The Pensions Minister Guy Opperman responded regarding the Ombudsman: “Its investigation is ongoing. The report concludes stage one of what could be a three-part investigation. They have stated on their website that they will now move onto stage two of their investigation and will consider whether the complainants suffered an injustice. If they find that there was an injustice that has not already been remedied, they will then proceed to the third stage of their investigation and consider recommendations to address that injustice. I await the next stages of this process, but it is important to stress that the Ombudsman’s investigation is not a review of the entire State Pension age increase from 1995-2011. As they state on their website, ‘A 2019 High Court decision underlined that we are not able to recommend DWP reimburse ‘lost’ pensions. Nor can we recommend that anyone receive their State Pension any earlier than the law allows.’ Section 7(2) of the Parliamentary Commissioner Act 1967 says Ombudsman investigations “shall be conducted in private”, and it would be inappropriate for me to comment on a live Ombudsman’s investigation.
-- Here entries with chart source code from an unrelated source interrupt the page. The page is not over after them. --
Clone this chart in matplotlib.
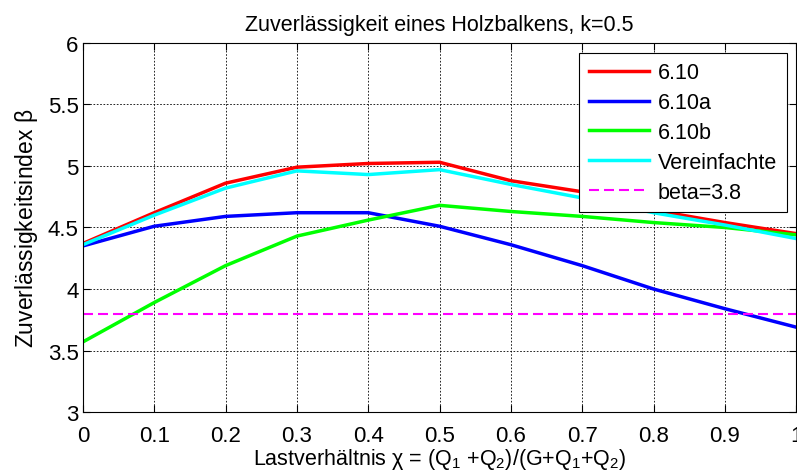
import numpy as np
import matplotlib
matplotlib.use("Agg")
from matplotlib import pyplot

# data
chi = [0.0, 0.1, 0.2, 0.3, 0.4, 0.5, 0.6, 0.7, 0.8, 0.9, 1.0]
beta_610 = [4.37, 4.62, 4.86, 4.99, 5.02, 5.03, 4.88, 4.79, 4.64, 4.54, 4.45]
beta_610a = [4.35, 4.51, 4.59, 4.62, 4.62, 4.51, 4.36, 4.19, 4.00, 3.84, 3.69]
beta_610b = [3.57, 3.89, 4.19, 4.43, 4.56, 4.68, 4.63, 4.59, 4.54, 4.50, 4.44]
beta_simpl = [4.36, 4.60, 4.82, 4.96, 4.93, 4.97, 4.85, 4.74, 4.62, 4.52, 4.41]
beta_target = 3.8

pyplot.rcParams["font.family"] = ["Liberation Sans", "DejaVu Sans"]
pyplot.rcParams["mathtext.fontset"] = "custom"
pyplot.rcParams["mathtext.rm"] = "Liberation Sans"
pyplot.rcParams["mathtext.it"] = "Liberation Sans"

fig = pyplot.figure(figsize=(7.97, 4.77), dpi=100)
ax = fig.add_axes([0.104, 0.134, 0.895, 0.774])

lw = 2.5
ax.plot(chi, beta_610, color="#ff0000", lw=lw, label="6.10")
ax.plot(chi, beta_610a, color="#0000ff", lw=lw, label="6.10a")
ax.plot(chi, beta_610b, color="#00ff00", lw=lw, label="6.10b")
ax.plot(chi, beta_simpl, color="#00ffff", lw=lw, label="Vereinfachte")
ax.plot([chi[0], chi[-1]], [beta_target, beta_target], color="#ff00ff",
        lw=1.5, ls=(0, (4.8, 2.4)), label="beta=3.8")

ax.set_xlim(0, 1)
ax.set_ylim(3, 6)
ax.set_xticks(np.arange(0, 1.01, 0.1))
ax.set_xticklabels(["0", "0.1", "0.2", "0.3", "0.4", "0.5", "0.6", "0.7", "0.8", "0.9", "1"])
ax.set_yticks(np.arange(3, 6.01, 0.5))
ax.set_yticklabels(["3", "3.5", "4", "4.5", "5", "5.5", "6"])
ax.tick_params(direction="in", top=True, right=True, labelsize=16, length=5)
ax.tick_params(axis="x", pad=9)
ax.tick_params(axis="y", pad=3)
ax.grid(True, color="black", ls=(0, (2, 2)), lw=0.6)
for s in ax.spines.values():
    s.set_linewidth(0.8)

ax.set_title("Zuverlässigkeit eines Holzbalkens, k=0.5", fontsize=15.5, pad=9)
ax.set_xlabel(r"Lastverhältnis $\chi$ = (Q$_1$ +Q$_2$)/(G+Q$_1$+Q$_2$)", fontsize=15.5, labelpad=0)
ax.set_ylabel(r"Zuverlässigkeitsindex $\beta$", fontsize=16.5, labelpad=6)

leg = ax.legend(loc="upper right", fontsize=15.5, handlelength=2.8, fancybox=False,
                framealpha=1, edgecolor="black", borderaxespad=0.45,
                labelspacing=0.41, borderpad=0.45, handletextpad=0.4)
leg.get_frame().set_linewidth(0.8)

fig.savefig("out.png", dpi=100)
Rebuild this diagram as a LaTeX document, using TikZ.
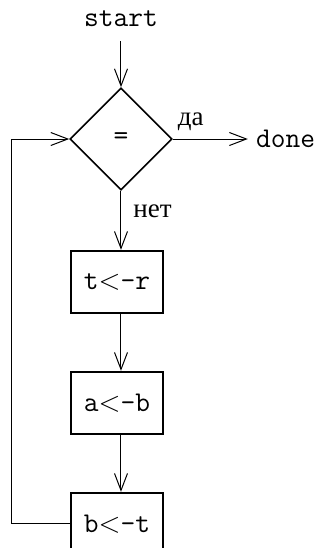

The Department has been fully co-operating with the Ombudsman’s investigation and will continue to do so.”

Mr Esterson supported the Labour pledge at the last general election to compensate women for the losses incurred due to the changes, which increased women’s state pensions age from 60 to 66 over a number of years. He signed an early day motion in 2019 calling for restitution for 1950s women. He also personally co-signed a constituent’s Ombudsman maladministration complaint against the DWP, and has written to the DWP numerous times on behalf of constituents.

Mr Esterson said the government should “right this wrong” and provide compensation for those affected. He said: “The way these changes were communicated to women has been shown to have been flawed. This means millions of women had no idea these changes affected them and therefore had no time to plan. Many made decisions to retire early or leave work for health reasons, or to care for relatives, thinking they would be paid their state pension from the age of 60. Many have had to wait another six years, which has resulted in undue hardship because many have been unable to get back into work. The decision by the Conservative government to increase the speed at which these changes came into effect simply compounded the issues. Women should have been informed earlier and more steps should have been taken to ensure that the general public was aware of the upcoming changes. The government has let down these women and left many people tens of thousands of pounds worse off. The government needs to right this wrong.”

The next stage of the Ombudsman investigation will look at what losses were incurred due to the DWP’s maladministration.

The 1995 Pension Act first introduced the plan to increase the state pension age for women to 65, the same as men. The 2011 Pension Act sped up the changes so that the equalisation occurred even more quickly. The state pension age for both men and women is now 66. The state pension age is scheduled to rise to 67 between 2026 and 2028.

Around 3.8million women have been affected and many say they were either not informed at all or were informed too late to make necessary adjustments.